As mentioned, the letter l stands for a range of different phonetic sounds, r, l, ɭ, ll, and they all reduce to l vs ll. There are two kinds of “ny”, depending on your dialect. There is ny as in inyama ‘meat’, which sounds like the Swahili word with a vowel before it for some speakers, but the same word can be pronounced with a “flat tongue” by many speakers. In the phonetic parts of the dictionary, the flat-tongue ny is [ɲ] and the Swahili-like ny is written [ny]. The many pronunciations can be systematized with a few rules. (1) spelled ny is the one pronounced [ny] or [ɲ] depending on the individual. (2) There is also n’ny which is pronounced as [ny] or [nny] by “ny-speakers” (not ɲ-speakers). (3) Some words have short ny which is never flat-tongue ny, for example ʊvʊ́niegéli ‘itch’. The quality of the n itself is different from what you hear in kʊgávʊlannya ‘to divide up’. This is spelled with i plus vowel, not y.
Finally, the phonetic parts of the dictionary include tone marks.
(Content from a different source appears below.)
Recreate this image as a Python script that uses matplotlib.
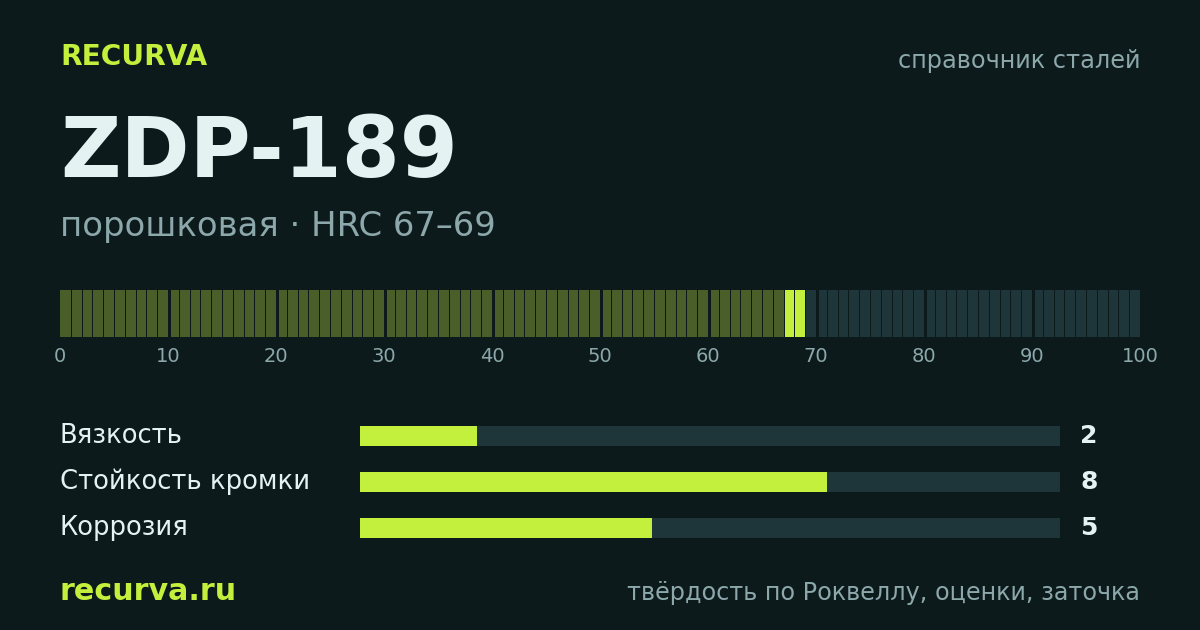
import matplotlib
matplotlib.use("Agg")
import matplotlib.pyplot as plt
from matplotlib.patches import Rectangle

# ---- data ----
brand = "RECURVA"
header_right = "справочник сталей"
steel_name = "ZDP-189"
subtitle = "порошковая · HRC 67–69"
hrc_low = 67
hrc_high = 69
scale_max = 100
scale_ticks = [0, 10, 20, 30, 40, 50, 60, 70, 80, 90, 100]
score_names = ["Вязкость", "Стойкость кромки", "Коррозия"]
score_values = [2, 8, 5]
score_max = 12
footer_left = "recurva.ru"
footer_right = "твёрдость по Роквеллу, оценки, заточка"

# ---- style ----
BG = "#0d1a1c"
LIME = "#c3f03c"
OLIVE = "#4a5e2a"
TRACK = "#1e3539"
TITLE = "#e4f2f2"
GREY = "#8ca8ab"
W, H = 1200, 630

fig = plt.figure(figsize=(12, 6.3), dpi=100, facecolor=BG)

def fx(x):
    return x / W

def fy(y):
    return 1 - y / H

def text(x, y, s, **kw):
    fig.text(fx(x), fy(y), s, family="DejaVu Sans", **kw)

text(60, 57, brand, color=LIME, fontsize=20.2, fontweight="bold", va="center", ha="left")
text(1140, 61, header_right, color=GREY, fontsize=17.3, va="center", ha="right")
text(60, 153, steel_name, color=TITLE, fontsize=60, fontweight="bold", va="center", ha="left")
text(60, 226, subtitle, color=GREY, fontsize=24.4, va="center", ha="left")
text(60, 592, footer_left, color=LIME, fontsize=21.7, fontweight="bold", va="center", ha="left")
text(1140, 593, footer_right, color=GREY, fontsize=17.2, va="center", ha="right")

# ---- hardness strip ----
ax = fig.add_axes([fx(60), fy(337), fx(1140) - fx(60), fy(290) - fy(337)])
ax.set_facecolor(BG)
ax.set_xlim(0, scale_max)
ax.set_ylim(0, 1)
px = scale_max / 1080.0
for i in range(scale_max):
    if i < hrc_low:
        c = OLIVE
    elif i < hrc_high:
        c = LIME
    else:
        c = TRACK
    if i == 0:
        gap = 0
    elif i % 10 == 0:
        gap = 2.5 * px
    else:
        gap = 1 * px
    ax.add_patch(Rectangle((i + gap, 0), 1 - gap, 1, facecolor=c, edgecolor="none"))
ax.set_yticks([])
ax.set_xticks(scale_ticks)
ax.set_xticklabels([str(t) for t in scale_ticks], color=GREY, fontsize=14, family="DejaVu Sans")
ax.tick_params(axis="x", length=0, pad=7)
for s in ax.spines.values():
    s.set_visible(False)

# ---- scores ----
row_y = [436, 482, 528]
bar_h = 20
for name, val, yc in zip(score_names, score_values, row_y):
    a = fig.add_axes([fx(360), fy(yc + bar_h / 2), fx(1060) - fx(360), fy(yc - bar_h / 2) - fy(yc + bar_h / 2)])
    a.set_xlim(0, score_max)
    a.set_ylim(0, 1)
    a.axis("off")
    a.barh(0.5, score_max, height=1, color=TRACK, left=0)
    a.barh(0.5, val, height=1, color=LIME, left=0)
    text(60, yc, name, color=TITLE, fontsize=18.6, va="center", ha="left")
    text(1080, yc, str(val), color=TITLE, fontsize=18, fontweight="bold", va="center", ha="left")

fig.savefig("out.png", dpi=100, facecolor=BG)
The two marks are “accent” and “downstep”, as in [líˈpéera] ‘guava’. The (acute) accent on [lí] and [pé] means that those parts have higher pitch – H(igh) tone. The dowstep mark here is ˈ and comes between two H tones to indicate that the second tone is a half-step lower than the first tone. The lack of accent on [ra] means that the last syllable has a L(ow) tone. In the combination [pée], the entire syllable starts high and falls down, so we describe this as a falling tone, which is different from the word [epééji] ‘page’ which has a long level-H tone.